Say how many lines in the data below contain the word "this", and give no other text.

- [Materials provided]:
++++++++

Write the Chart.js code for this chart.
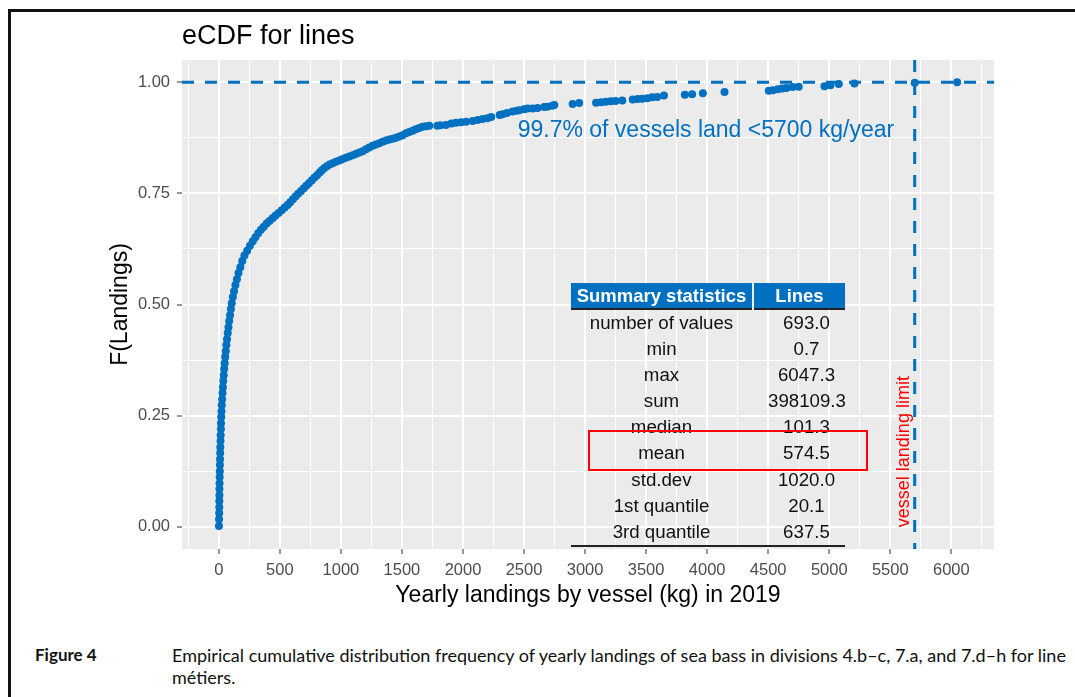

++++++++

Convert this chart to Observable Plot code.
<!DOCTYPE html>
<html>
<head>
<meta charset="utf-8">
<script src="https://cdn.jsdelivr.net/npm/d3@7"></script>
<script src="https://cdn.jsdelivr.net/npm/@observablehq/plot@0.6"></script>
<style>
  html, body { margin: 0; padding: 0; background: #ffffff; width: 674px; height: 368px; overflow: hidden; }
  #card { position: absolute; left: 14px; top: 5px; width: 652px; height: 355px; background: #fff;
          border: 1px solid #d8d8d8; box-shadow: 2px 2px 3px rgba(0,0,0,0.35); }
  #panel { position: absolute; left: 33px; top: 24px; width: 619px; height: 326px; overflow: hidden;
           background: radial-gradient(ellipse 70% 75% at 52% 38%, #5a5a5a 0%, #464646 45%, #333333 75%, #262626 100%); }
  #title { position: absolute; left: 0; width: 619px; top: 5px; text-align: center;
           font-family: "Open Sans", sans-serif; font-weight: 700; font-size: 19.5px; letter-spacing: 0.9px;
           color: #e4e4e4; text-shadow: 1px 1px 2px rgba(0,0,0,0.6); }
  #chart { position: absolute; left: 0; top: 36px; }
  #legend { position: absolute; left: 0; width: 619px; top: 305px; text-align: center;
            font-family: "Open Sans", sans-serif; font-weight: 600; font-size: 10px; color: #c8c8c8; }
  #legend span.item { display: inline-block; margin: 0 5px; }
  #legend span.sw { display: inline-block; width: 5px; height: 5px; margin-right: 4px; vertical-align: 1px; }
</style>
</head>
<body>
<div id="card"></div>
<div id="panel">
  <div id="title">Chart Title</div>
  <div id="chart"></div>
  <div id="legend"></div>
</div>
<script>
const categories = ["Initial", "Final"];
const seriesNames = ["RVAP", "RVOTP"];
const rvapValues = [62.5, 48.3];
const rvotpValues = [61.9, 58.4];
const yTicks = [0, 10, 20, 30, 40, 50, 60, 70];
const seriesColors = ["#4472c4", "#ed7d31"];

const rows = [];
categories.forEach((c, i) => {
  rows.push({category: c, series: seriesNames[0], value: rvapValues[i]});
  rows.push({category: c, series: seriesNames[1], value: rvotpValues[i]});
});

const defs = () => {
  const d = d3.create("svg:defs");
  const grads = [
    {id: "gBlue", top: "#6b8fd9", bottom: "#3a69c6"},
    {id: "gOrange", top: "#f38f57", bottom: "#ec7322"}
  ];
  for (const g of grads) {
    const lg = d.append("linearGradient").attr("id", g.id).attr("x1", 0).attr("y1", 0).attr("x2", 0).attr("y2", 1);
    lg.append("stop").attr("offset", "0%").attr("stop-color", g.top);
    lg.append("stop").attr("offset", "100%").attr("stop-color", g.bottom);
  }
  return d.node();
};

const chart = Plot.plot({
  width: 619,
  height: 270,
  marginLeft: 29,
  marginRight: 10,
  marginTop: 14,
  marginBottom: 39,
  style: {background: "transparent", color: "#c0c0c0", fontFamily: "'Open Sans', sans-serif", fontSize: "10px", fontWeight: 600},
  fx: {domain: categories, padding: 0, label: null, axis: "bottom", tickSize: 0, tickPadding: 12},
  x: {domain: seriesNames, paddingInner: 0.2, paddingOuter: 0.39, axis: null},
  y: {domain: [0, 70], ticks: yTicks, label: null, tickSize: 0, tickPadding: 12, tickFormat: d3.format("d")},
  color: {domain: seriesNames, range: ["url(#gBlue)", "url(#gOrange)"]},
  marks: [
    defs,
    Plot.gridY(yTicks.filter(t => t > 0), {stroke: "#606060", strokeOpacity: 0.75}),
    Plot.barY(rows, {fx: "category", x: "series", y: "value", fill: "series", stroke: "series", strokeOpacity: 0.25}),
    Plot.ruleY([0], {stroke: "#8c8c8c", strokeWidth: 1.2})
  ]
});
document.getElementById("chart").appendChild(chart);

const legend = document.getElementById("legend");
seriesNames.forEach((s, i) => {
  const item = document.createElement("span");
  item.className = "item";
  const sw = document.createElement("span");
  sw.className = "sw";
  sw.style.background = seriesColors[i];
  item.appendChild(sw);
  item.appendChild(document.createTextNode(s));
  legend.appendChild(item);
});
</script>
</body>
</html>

++++++++

- [Output of the exercise]: 2